おかげさまで引きこもりになった浩紀の部屋の前に毎日3食の食事は届けられたし、替えの下着やシャンプーや歯ブラシといった生活品も定期的に届けられた。
寮の各部屋は備え付けのユニットバスや簡単なキッチンなどがあったから、必要な物資さえ届けられれば部屋から一歩も出ずに過ごすことが出来たのだ。
浩紀は風呂にも入らなくなり着替えもしなくなったから生活品のほとんどは無駄に溜まる一方だったが、食事だけは届けられたものをもしゃもしゃと食べるようになっていた。
最初のうちはこのまま飯も食わずに餓死してしまえばいいなどと考えていた。
だから扉の前に置かれる食事などすべて無視していたが、3日と立たずに空腹に負け、すっかり冷えたそれを貪るように食らい、そこからは転がるように自堕落な生活へと落ちていった。

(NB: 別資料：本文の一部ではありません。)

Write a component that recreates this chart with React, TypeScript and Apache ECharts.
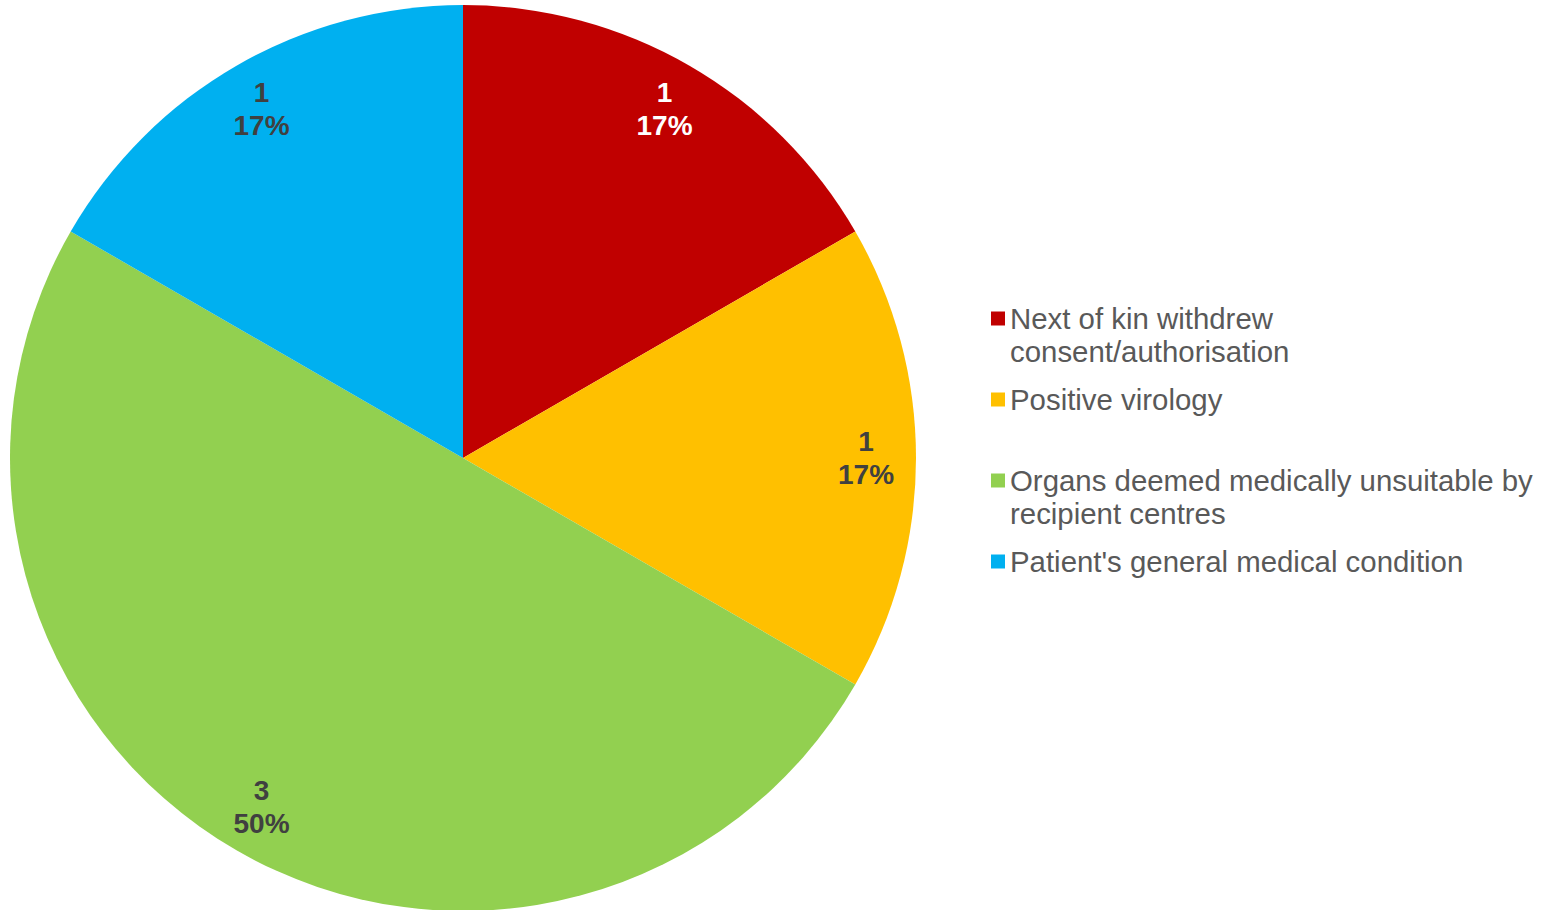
import React, { useEffect, useRef } from "react";
import * as echarts from "echarts";

const categories = [
  "Next of kin withdrew\nconsent/authorisation",
  "Positive virology",
  "Organs deemed medically unsuitable by\nrecipient centres",
  "Patient's general medical condition",
];
const values = [1, 1, 3, 1];
const colors = ["#C00000", "#FFC000", "#92D050", "#00B0F0"];
const labelColors = ["#FFFFFF", "#404040", "#404040", "#404040"];

export default function App() {
  const ref = useRef<HTMLDivElement>(null);
  useEffect(() => {
    document.body.style.margin = "0";
    const chart = echarts.init(ref.current!, null, { renderer: "svg" });
    const total = values.reduce((a, b) => a + b, 0);
    const font = "Arial, 'Liberation Sans', sans-serif";
    chart.setOption({
      animation: false,
      backgroundColor: "#FFFFFF",
      legend: {
        orient: "vertical",
        left: 991,
        top: 269,
        padding: 0,
        itemGap: 15,
        itemWidth: 14,
        itemHeight: 14,
        icon: "rect",
        selectedMode: false,
        data: categories,
        formatter: (name: string) => (name.indexOf("\n") >= 0 ? " \n" + name : name),
        textStyle: {
          fontFamily: font,
          fontSize: 29.4,
          lineHeight: 33,
          color: "#595959",
        },
      },
      series: [
        {
          type: "pie",
          center: [463, 458],
          radius: [0, 453],
          startAngle: 90,
          clockwise: true,
          label: { show: false },
          labelLine: { show: false },
          emphasis: { disabled: true },
          data: categories.map((name, i) => ({
            name,
            value: values[i],
            itemStyle: { color: colors[i] },
          })),
        },
        {
          type: "pie",
          center: [463, 458],
          radius: [347, 453],
          startAngle: 90,
          clockwise: true,
          silent: true,
          legendHoverLink: false,
          emphasis: { disabled: true },
          labelLine: { show: false },
          label: {
            show: true,
            position: "inside",
            fontFamily: font,
            fontSize: 28,
            fontWeight: "bold",
            lineHeight: 33,
            formatter: (p: any) => `${p.value}\n${Math.round((p.value / total) * 100)}%`,
          },
          data: categories.map((name, i) => ({
            name,
            value: values[i],
            itemStyle: { color: "rgba(0,0,0,0)" },
            label: { color: labelColors[i] },
          })),
        },
      ],
    });
    return () => chart.dispose();
  }, []);
  return <div ref={ref} style={{ width: 1543, height: 910 }} />;
}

自殺しようとは一度も思わなかった。かといって未来に何の希望も持てなかった。
何をどうすればいいのかも分からないまま、寮備え付けの安っぽいタブレットPCに入っていたしょぼいミニゲームを毎日続けた。
ソリティアとかマインスイーパーとか、一昔前の浩紀なら馬鹿馬鹿しくて見向きもしなかったゲーム達だ。
ゲーミングPCは壊れてしまったし、スマホも電源を入れることが言いようもなく恐ろしく、ずっとそのままになっている。
そんな浩紀が暇つぶしに出来る事が他になにもなかったのだ。
1日が25時間になり、毎日ちょっとずつ起きる時間がずれ、少し前まで夕方に目が覚めたのに、最近では真っ暗な夜に目を覚まししばらくすると明けの太陽が昇ってくるようになった。今日が何月何日なのかもよく分からない。
カーテンを閉め切った部屋の中で、ただただ毎日を無為に過ごすことしかできない。
それでも雨が降っている時だけは少しだけ違う。
カーテンの向こう側にある窓を少しだけ開けてやると、素敵なにおいが部屋の中に入ってくる。
遠くに聞こえてくるざああああっという雨音も耳に心地よい。
浩紀は不思議な平穏を心に覚え、何時間もの時間をかけてたっぷりと雨を味わった。
浩紀くんは、小学4年の時に傷つけてしまった山本くんに対し、罪を認め謝ることが出来ればこんなにねじくれることはなかったでしょう。
それが出来なかったのは浩紀くんの心の弱さでありましょう。
しかし果たして浩紀君だけが悪いのか。
裁判の都合で黙秘するように言ったのは父親で、その父親に従うしかなかったのは10歳の頃の浩紀くんのどうしようもない事情で。
その事に違和感を感じながらも言葉に出来ず苦しんだ浩紀くんの心情を、母親も誰も汲んでやれなかった訳で。
けれどもそれは本作品のメインテーマではないので私は取り上げずにそこらに捨て置くことにするのです。
本作中の浩紀くんはクズのままおのれの罪と向き合おうともせず、ただ無力感に苛まされ心を病んでいくばかりの憐れな引きこもり少年で居続けてもらいます。
これを果たして「ざまあ」と呼んでいいものか私にはわかりませんが、ともかく本作品はこんな感じで進んでまいります。
なお作者は、加田 浩紀くんの事をかなりすごーく気に入っています。
浩紀くん自身はどうしようもないクズだけど、私はあまりにも共感出来てしまうところが多々あるので、とても悪く言う気にはなれないのです。
やはり作者の分身は主人公の敵役として登場させるのが私の精神上好ましいのだなと実感する次第。
ラストの部分で引きこもり特有の空気感がうまく描けていれば幸いです。誰得な話ではありますけれど。